COVID-19 is resurgent across much of Canada, and provincial leaders are at a loss about what their next move should be.
Another lockdown? Tougher rules on physical distancing? Or carry on under the current rules, and wait and see what the virus does? The premiers are sending mixed messages, and that’s not good.
In Ontario, Premier Doug Ford announced Wednesday that the province will lower the limits on the number of people who can gather indoors or outdoors, but in August he justified his attendance at an outdoor wedding by saying he followed all the physical-distancing protocols.
In Quebec, which last spring had one of the world’s highest death rates from the virus, Premier François Legault has taken to pleading with people to stop holding private gatherings – the biggest source of new cases. But the man who makes Quebec’s rules hasn’t changed them.
Across much of Canada, testing sites can’t handle the surge in demand caused by the steady rise in new cases. Meanwhile, schools are reopening, with all the pressure that puts on students, teachers and parents.
For Canadians, it’s hard to tell whether the COVID-19 pandemic is coming or going.
Make no mistake: The pandemic is as big a threat today as it was in late March, when the spread of the novel coronavirus went from a slow drip to a flood of cases and deaths.

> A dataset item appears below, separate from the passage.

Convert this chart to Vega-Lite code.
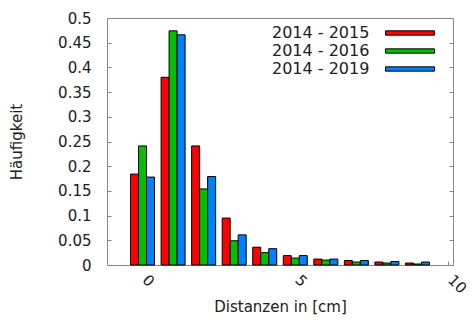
{
  "$schema": "https://vega.github.io/schema/vega-lite/v6.json",
  "width": 346,
  "height": 247,
  "autosize": "none",
  "padding": {"left": 107, "top": 18, "right": 22, "bottom": 57},
  "background": "white",
  "config": {
    "font": "DejaVu Sans",
    "view": {"stroke": "#888888", "strokeWidth": 1},
    "axis": {
      "grid": false,
      "domain": false,
      "tickColor": "#888888",
      "tickSize": -4,
      "labelFont": "DejaVu Sans",
      "labelFontSize": 15,
      "labelColor": "#202020",
      "titleFont": "DejaVu Sans",
      "titleFontSize": 15,
      "titleFontWeight": "normal",
      "titleColor": "#202020"
    },
    "bar": {"width": 8, "stroke": "black", "strokeWidth": 1}
  },
  "data": {
    "values": [
      {"d": 0, "s": "2014 - 2015", "h": 0.184},
      {"d": 0, "s": "2014 - 2016", "h": 0.241},
      {"d": 0, "s": "2014 - 2019", "h": 0.178},
      {"d": 1, "s": "2014 - 2015", "h": 0.380},
      {"d": 1, "s": "2014 - 2016", "h": 0.474},
      {"d": 1, "s": "2014 - 2019", "h": 0.466},
      {"d": 2, "s": "2014 - 2015", "h": 0.241},
      {"d": 2, "s": "2014 - 2016", "h": 0.154},
      {"d": 2, "s": "2014 - 2019", "h": 0.179},
      {"d": 3, "s": "2014 - 2015", "h": 0.095},
      {"d": 3, "s": "2014 - 2016", "h": 0.049},
      {"d": 3, "s": "2014 - 2019", "h": 0.061},
      {"d": 4, "s": "2014 - 2015", "h": 0.036},
      {"d": 4, "s": "2014 - 2016", "h": 0.025},
      {"d": 4, "s": "2014 - 2019", "h": 0.033},
      {"d": 5, "s": "2014 - 2015", "h": 0.019},
      {"d": 5, "s": "2014 - 2016", "h": 0.014},
      {"d": 5, "s": "2014 - 2019", "h": 0.019},
      {"d": 6, "s": "2014 - 2015", "h": 0.012},
      {"d": 6, "s": "2014 - 2016", "h": 0.010},
      {"d": 6, "s": "2014 - 2019", "h": 0.012},
      {"d": 7, "s": "2014 - 2015", "h": 0.009},
      {"d": 7, "s": "2014 - 2016", "h": 0.006},
      {"d": 7, "s": "2014 - 2019", "h": 0.009},
      {"d": 8, "s": "2014 - 2015", "h": 0.006},
      {"d": 8, "s": "2014 - 2016", "h": 0.004},
      {"d": 8, "s": "2014 - 2019", "h": 0.007},
      {"d": 9, "s": "2014 - 2015", "h": 0.004},
      {"d": 9, "s": "2014 - 2016", "h": 0.002},
      {"d": 9, "s": "2014 - 2019", "h": 0.006}
    ]
  },
  "resolve": {"axis": {"y": "independent"}},
  "layer": [
    {
      "encoding": {
        "x": {
          "field": "d",
          "type": "quantitative",
          "scale": {"domain": [-1, 10], "nice": false, "zero": false},
          "axis": {
            "values": [0, 5, 10],
            "labelAngle": 45,
            "labelAlign": "left",
            "labelBaseline": "top",
            "labelFlush": false,
            "labelBound": false,
            "labelOverlap": false,
            "labelPadding": 11,
            "labelOffset": 7,
            "title": "Distanzen in [cm]",
            "titlePadding": 3
          }
        },
        "y": {
          "field": "h",
          "type": "quantitative",
          "stack": null,
          "scale": {"domain": [0, 0.5], "nice": false},
          "axis": {
            "values": [0, 0.05, 0.1, 0.15, 0.2, 0.25, 0.3, 0.35, 0.4, 0.45, 0.5],
            "format": "~g",
            "labelPadding": 20,
            "title": "Häufigkeit",
            "titlePadding": 33
          }
        },
        "color": {
          "field": "s",
          "type": "nominal",
          "scale": {"domain": ["2014 - 2015", "2014 - 2016", "2014 - 2019"], "range": ["#ff0000", "#00c000", "#0080ff"]},
          "legend": {
            "orient": "none",
            "legendX": 160,
            "legendY": 7,
            "title": null,
            "padding": 0,
            "symbolType": "M-4.9,-0.43H4.9V0.43H-4.9Z",
            "symbolSize": 100,
            "symbolStrokeColor": "black",
            "symbolStrokeWidth": 1,
            "symbolOpacity": 1,
            "symbolOffset": 135,
            "labelOffset": -146,
            "labelFont": "DejaVu Sans",
            "labelFontSize": 16,
            "labelColor": "#202020",
            "rowPadding": 2
          }
        }
      },
      "layer": [
        {
          "transform": [{"filter": "datum.s === '2014 - 2015'"}],
          "mark": {"type": "bar", "xOffset": -8}
        },
        {
          "transform": [{"filter": "datum.s === '2014 - 2016'"}],
          "mark": {"type": "bar", "xOffset": 0}
        },
        {
          "transform": [{"filter": "datum.s === '2014 - 2019'"}],
          "mark": {"type": "bar", "xOffset": 8}
        }
      ]
    },
    {
      "mark": {"type": "tick", "opacity": 0, "color": "black"},
      "encoding": {
        "x": {"field": "d", "type": "quantitative"},
        "y": {
          "field": "h",
          "type": "quantitative",
          "stack": null,
          "scale": {"domain": [0, 0.5], "nice": false},
          "axis": {
            "orient": "right",
            "values": [0, 0.05, 0.1, 0.15, 0.2, 0.25, 0.3, 0.35, 0.4, 0.45, 0.5],
            "labels": false,
            "title": null
          }
        }
      }
    }
  ]
}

Since then, we have buried the thousands who died in long-term care homes in Ontario and Quebec, and the country has learned the importance of protecting the most vulnerable. The U.S. land border has been closed to non-essential travel, and air travel has been severely curtailed. Canadians have adjusted to keeping their human contact to a minimum, washing their hands often and wearing a mask. All these measures have contributed to the flattening of the curve of new cases, allowing the reopening of the economy and a partial return of our social lives.
But while the spread of the virus has been slowed, the virus itself is as virulent and easily transmitted today as it was in March. Given the opportunity, it will jump through the population again. Just look at the United States.

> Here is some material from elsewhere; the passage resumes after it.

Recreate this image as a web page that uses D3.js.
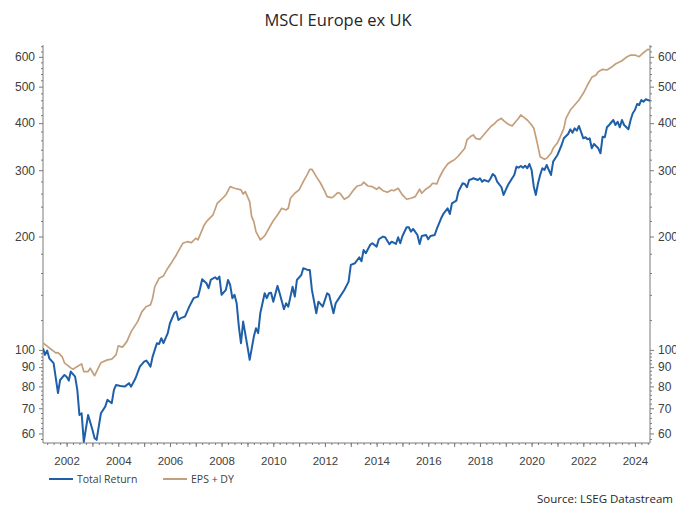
<!DOCTYPE html>
<html>
<head>
<meta charset="utf-8">
<script src="https://cdn.jsdelivr.net/npm/d3@7"></script>
<style>
  body { margin: 0; background: #fff; }
  svg { display: block; font-family: "Open Sans", "Noto Sans", sans-serif; }
  .axis path, .axis line { stroke: #7a7a7a; }
  .axis text { fill: #404040; }
</style>
</head>
<body>
<svg width="676" height="505"></svg>
<script>
// monthly readings, rebased (Total Return and EPS + DY, MSCI Europe ex UK)
var trDates = ["2001-02","2001-03","2001-04","2001-05","2001-07","2001-09","2001-10","2001-12",
  "2002-01","2002-02","2002-03","2002-05","2002-06","2002-07","2002-08","2002-09","2002-11",
  "2003-01","2003-02","2003-03","2003-05","2003-07","2003-08","2003-10","2003-11","2003-12",
  "2004-02","2004-04","2004-06","2004-07","2004-09","2004-11",
  "2005-01","2005-02","2005-03","2005-04","2005-05","2005-07","2005-08","2005-09","2005-10","2005-12",
  "2006-01","2006-03","2006-04","2006-05","2006-06","2006-08","2006-10","2006-12",
  "2007-02","2007-03","2007-04","2007-06","2007-07","2007-08","2007-10","2007-11","2007-12",
  "2008-01","2008-03","2008-04","2008-05","2008-06","2008-07","2008-08","2008-09","2008-10","2008-11",
  "2009-01","2009-02","2009-04","2009-05","2009-06","2009-07","2009-09","2009-10","2009-11","2009-12",
  "2010-01","2010-03","2010-04","2010-06","2010-07","2010-08","2010-10","2010-11","2010-12",
  "2011-02","2011-03","2011-05","2011-06","2011-07","2011-09","2011-10","2011-12",
  "2012-02","2012-03","2012-05","2012-06","2012-08","2012-10","2012-12",
  "2013-01","2013-03","2013-05","2013-06","2013-07","2013-08","2013-10","2013-11",
  "2014-01","2014-02","2014-04","2014-05","2014-07","2014-08","2014-10","2014-11","2014-12",
  "2015-01","2015-03","2015-04","2015-05","2015-06","2015-08","2015-09","2015-10","2015-12",
  "2016-01","2016-02","2016-04","2016-05","2016-07","2016-08","2016-10","2016-11","2016-12",
  "2017-02","2017-03","2017-05","2017-06","2017-07","2017-08","2017-09","2017-10","2017-12",
  "2018-01","2018-02","2018-03","2018-05","2018-06","2018-07","2018-08","2018-09","2018-11","2018-12",
  "2019-01","2019-02","2019-04","2019-05","2019-06","2019-07","2019-08","2019-09","2019-10","2019-11","2019-12",
  "2020-01","2020-02","2020-03","2020-04","2020-05","2020-06","2020-07","2020-08","2020-10","2020-11","2020-12",
  "2021-01","2021-03","2021-04","2021-06","2021-07","2021-08","2021-09","2021-10","2021-11",
  "2022-01","2022-02","2022-03","2022-04","2022-05","2022-06","2022-08","2022-09","2022-10","2022-11","2022-12",
  "2023-01","2023-03","2023-04","2023-05","2023-06","2023-07","2023-08","2023-10","2023-11","2023-12",
  "2024-01","2024-02","2024-03","2024-04","2024-05","2024-06","2024-08"];
var trValues = [101.0,97.0,99.6,95.0,92.2,76.8,83.2,85.8,
  84.9,82.9,87.6,84.9,78.3,67.2,67.9,57.0,67.2,
  61.4,58.3,57.7,67.9,70.7,73.7,72.2,78.3,80.7,
  80.2,79.9,81.6,79.9,84.1,90.3,
  93.1,93.7,92.2,90.3,96.0,104.2,103.7,107.4,104.2,110.8,
  117.7,125.1,126.4,120.1,121.4,122.6,130.3,137.2,
  138.5,144.9,154.0,150.3,145.8,153.4,155.9,154.0,156.5,
  140.0,144.3,153.4,148.8,137.2,140.0,133.0,115.3,104.2,118.9,
  102.0,94.1,108.5,114.2,110.8,125.1,141.4,137.2,141.4,141.9,
  134.3,147.9,141.4,128.2,133.0,130.3,147.2,138.5,153.4,
  158.1,164.8,163.1,163.1,144.3,125.1,134.3,130.3,
  141.4,140.0,125.1,133.0,138.5,144.3,151.8,
  168.1,169.9,176.2,172.0,184.2,180.6,190.0,191.9,
  188.0,196.7,199.9,199.1,190.8,193.8,191.1,199.1,191.9,
  200.7,211.7,211.7,206.1,209.5,201.9,191.1,200.7,201.9,
  196.7,200.7,201.9,209.5,223.6,229.6,237.7,229.6,245.1,
  249.0,263.1,277.0,275.8,270.3,282.6,283.8,285.6,282.6,
  285.6,279.7,282.6,279.7,285.6,293.2,289.6,279.7,270.3,257.9,
  265.9,274.1,285.6,291.4,306.6,304.7,307.8,304.7,308.4,303.6,311.6,
  300.4,271.3,257.9,277.0,291.4,303.6,300.4,309.7,291.4,316.1,322.7,
  329.3,350.0,364.6,374.3,385.2,377.3,387.6,382.0,393.1,
  364.6,366.9,362.4,364.6,343.0,352.1,343.0,332.7,368.2,366.9,390.0,
  395.5,407.8,395.5,403.6,390.0,407.8,395.5,385.2,407.8,424.8,
  433.4,449.7,447.0,460.9,456.0,462.8,458.8];

var epsDates = ["2001-02","2001-05","2001-08","2001-09","2001-11","2001-12",
  "2002-03","2002-04","2002-06","2002-08","2002-09","2002-11","2002-12",
  "2003-02","2003-05","2003-08","2003-10","2003-12",
  "2004-01","2004-03","2004-05","2004-07","2004-10","2004-12",
  "2005-02","2005-04","2005-05","2005-06","2005-08","2005-10","2005-12",
  "2006-02","2006-04","2006-07","2006-09","2006-11",
  "2007-01","2007-02","2007-05","2007-06","2007-09","2007-11",
  "2008-01","2008-03","2008-05","2008-07","2008-10","2008-11","2008-12",
  "2009-02","2009-03","2009-04","2009-05","2009-07","2009-09","2009-11",
  "2010-01","2010-03","2010-05","2010-07","2010-08","2010-09","2010-11",
  "2011-01","2011-03","2011-05","2011-06","2011-07","2011-09","2011-11",
  "2012-01","2012-02","2012-04","2012-05","2012-07","2012-08","2012-10","2012-12",
  "2013-02","2013-04","2013-06","2013-07","2013-09","2013-11",
  "2014-01","2014-02","2014-04","2014-06","2014-08","2014-09","2014-11",
  "2015-01","2015-03","2015-05","2015-07","2015-09","2015-10","2015-12",
  "2016-02","2016-03","2016-05","2016-06","2016-08","2016-10","2016-12",
  "2017-01","2017-03","2017-06","2017-07","2017-09","2017-10","2017-11",
  "2018-01","2018-02","2018-04","2018-06","2018-08","2018-09","2018-11","2018-12",
  "2019-02","2019-04","2019-05","2019-07","2019-08","2019-09","2019-11",
  "2020-01","2020-02","2020-03","2020-04","2020-05","2020-07","2020-08","2020-10","2020-11",
  "2021-01","2021-02","2021-04","2021-05","2021-07","2021-09","2021-11",
  "2022-01","2022-03","2022-05","2022-07","2022-08","2022-10","2022-12",
  "2023-02","2023-04","2023-07","2023-09","2023-11",
  "2024-01","2024-03","2024-05","2024-07","2024-08"];
var epsValues = [104.4,101.2,98.2,98.4,95.8,92.4,
  89.6,88.9,90.3,91.8,87.6,87.6,89.4,
  85.4,92.5,94.1,94.5,97.0,
  102.5,101.7,105.2,111.8,118.9,126.4,
  130.4,131.7,137.2,147.2,155.0,157.2,164.8,
  171.5,178.7,191.9,193.8,192.6,
  197.9,195.9,214.7,219.0,228.2,245.1,
  251.2,257.9,271.3,268.6,265.9,259.4,263.1,
  247.5,225.8,219.0,206.1,195.9,200.7,210.4,
  220.4,228.2,237.7,235.3,237.7,252.7,260.6,
  265.9,279.7,293.2,301.7,301.7,288.4,277.0,
  263.1,255.2,253.6,255.2,261.5,260.6,251.2,255.2,
  264.7,272.4,274.1,278.7,272.4,271.3,
  267.0,270.3,264.7,262.1,265.9,264.7,268.6,
  257.9,251.2,252.7,255.2,267.0,260.6,267.5,
  272.4,277.0,275.8,285.6,300.4,311.6,317.4,
  319.3,327.2,343.0,360.9,369.8,372.1,364.6,
  362.4,368.2,379.6,391.4,399.7,406.1,412.0,406.1,
  397.9,393.1,399.7,412.0,420.4,416.1,407.8,
  395.5,387.6,368.2,346.4,325.9,320.7,322.7,332.7,343.0,
  355.0,365.0,387.6,412.0,433.4,447.0,460.9,
  480.1,505.0,529.3,536.8,547.8,555.8,553.5,
  562.7,574.2,585.9,598.2,606.6,
  606.6,600.4,615.2,628.1,625.5];

var yMajorTicks = [60, 70, 80, 90, 100, 200, 300, 400, 500, 600];
var xLabelYears = [2002, 2004, 2006, 2008, 2010, 2012, 2014, 2016, 2018, 2020, 2022, 2024];
var seriesNames = ["Total Return", "EPS + DY"];
var seriesColors = ["#1f5fa8", "#c49f7b"];

var svg = d3.select("svg"),
    plotLeft = 43, plotRight = 650, plotTop = 45, plotBottom = 443;

var parseMonth = d3.timeParse("%Y-%m");

var x = d3.scaleTime()
    .domain([new Date(2001, 1, 1), new Date(2024, 7, 1)])
    .range([plotLeft, plotRight]);

var y = d3.scaleLog()
    .domain([56.6, 645])
    .range([plotBottom, plotTop]);

// minor ticks: every 2 below 100, every 20 above
var yMinorTicks = d3.range(58, 100, 2).concat(d3.range(120, 645, 20))
    .filter(function(v) { return yMajorTicks.indexOf(v) < 0; });

// title
svg.append("text")
    .attr("x", 338).attr("y", 26)
    .attr("text-anchor", "middle")
    .attr("font-size", 16.5)
    .attr("fill", "#262626")
    .text("MSCI Europe ex UK");

// left and right value axes
function valueAxis(axisFn, xPos) {
  var g = svg.append("g").attr("class", "axis")
      .attr("transform", "translate(" + xPos + ",0)");
  g.call(axisFn(y).tickValues(yMajorTicks).tickFormat(d3.format("d")).tickSize(4).tickPadding(4));
  g.select(".domain").attr("d", "M0," + plotTop + "V" + plotBottom);
  g.append("g").call(axisFn(y).tickValues(yMinorTicks).tickFormat("").tickSize(2))
      .select(".domain").remove();
  g.selectAll("text").attr("font-size", 12);
}
valueAxis(d3.axisLeft, plotLeft);
valueAxis(d3.axisRight, plotRight);

// bottom axis: quarterly minor ticks, yearly major ticks, labels every 2 years
var xAxisG = svg.append("g").attr("class", "axis")
    .attr("transform", "translate(0," + plotBottom + ")");
xAxisG.call(d3.axisBottom(x).ticks(d3.timeMonth.every(3)).tickFormat("").tickSize(2));
xAxisG.select(".domain").attr("d", "M" + plotLeft + ",0H" + plotRight);
xAxisG.append("g").call(d3.axisBottom(x).ticks(d3.timeYear.every(1)).tickFormat("").tickSize(4))
    .select(".domain").remove();
xAxisG.append("g").call(d3.axisBottom(x)
      .tickValues(xLabelYears.map(function(yr) { return new Date(yr, 0, 1); }))
      .tickFormat(d3.timeFormat("%Y")).tickSize(0).tickPadding(14))
    .call(function(g) { g.select(".domain").remove(); })
    .selectAll("text").attr("font-size", 11.5);

// lines
svg.append("clipPath").attr("id", "plot")
  .append("rect").attr("x", plotLeft).attr("y", plotTop - 10)
  .attr("width", plotRight - plotLeft).attr("height", plotBottom - plotTop + 10);

var line = d3.line()
    .x(function(d) { return x(d.date); })
    .y(function(d) { return y(d.value); });

var series = [
  trDates.map(function(d, i) { return { date: parseMonth(d), value: trValues[i] }; }),
  epsDates.map(function(d, i) { return { date: parseMonth(d), value: epsValues[i] }; })
];

svg.append("g").attr("clip-path", "url(#plot)")
  .selectAll("path")
  .data([1, 0])
  .enter().append("path")
    .attr("d", function(k) { return line(series[k]); })
    .attr("fill", "none")
    .attr("stroke", function(k) { return seriesColors[k]; })
    .attr("stroke-width", function(k) { return k === 0 ? 2 : 1.7; })
    .attr("stroke-linejoin", "round");

// legend
var legend = svg.append("g").selectAll("g")
    .data(seriesNames)
    .enter().append("g")
    .attr("transform", function(d, i) { return "translate(" + (49 + i * 114) + ",479)"; });
legend.append("line")
    .attr("x1", 0).attr("x2", 24)
    .attr("stroke", function(d, i) { return seriesColors[i]; })
    .attr("stroke-width", 2);
legend.append("text")
    .attr("x", 28).attr("y", 3.5)
    .attr("font-size", 10.5)
    .attr("fill", "#404040")
    .text(function(d) { return d; });

// source note
svg.append("text")
    .attr("x", 673).attr("y", 503)
    .attr("text-anchor", "end")
    .attr("font-size", 11.5)
    .attr("fill", "#262626")
    .text("Source: LSEG Datastream");
</script>
</body>
</html>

If government leaders took anything away from the first wave of the pandemic, it has to be that the COVID-19 virus can be contained, but only through smart and aggressive measures. And yet at the moment they are trapped in a limbo of their own making, hoping that the reopening they have permitted – and which the public desperately wants, and the economy desperately needs – won’t backfire and force them to retrace their steps.

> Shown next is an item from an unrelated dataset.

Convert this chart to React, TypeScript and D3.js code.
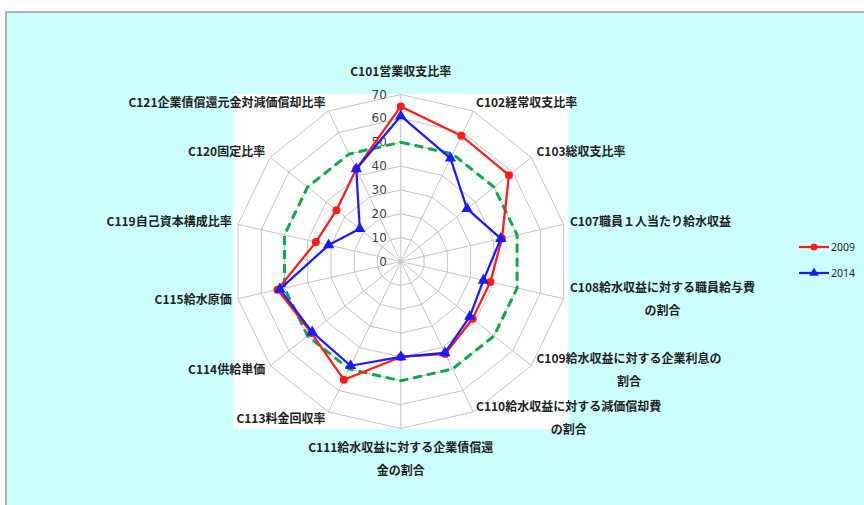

It’s the same wait-and-see approach that forced a lockdown in the first place. That was understandable in March, because the coronavirus was still novel, and its characteristics were unknown. But to repeat that mistake now, with all that has happened, is unconscionable.
If the provinces and Ottawa want to avoid another lockdown, they need to start sending a clear message about the gravity of the situation. They have sent too many mixed signals since the reopening. For instance, why have strip clubs been allowed to operate? If 50 people can gather in the moist confines of the Brass Rail in Toronto, why can’t someone throw a house party with 25 friends?
Governments should make it clear that they only have four priorities this fall: keeping schools open; preventing hospitals from being overburdened, so that elective surgeries and other medical procedures can continue; protecting seniors; and getting people safely back to work.
That means controlling community transmission. Yesterday, we wrote about the urgent need for more extensive and smarter testing and tracing. Beyond that, keeping community numbers down may require further lowering the limits on the number of people allowed to congregate indoors.
Perhaps small dine-in restaurants can stay open, under strict guidelines. But along with more and faster testing and tracing, and greater use of tools like the COVID Alert app, avoiding a second lockdown will mean forgoing anything that serves as a frenzied feeding ground for the virus: bars, nightclubs and other large gatherings.
These are pleasures that should be far down the list of priorities during the pandemic. That they have equal standing to access to education and health care is a mistake that needs to be corrected now.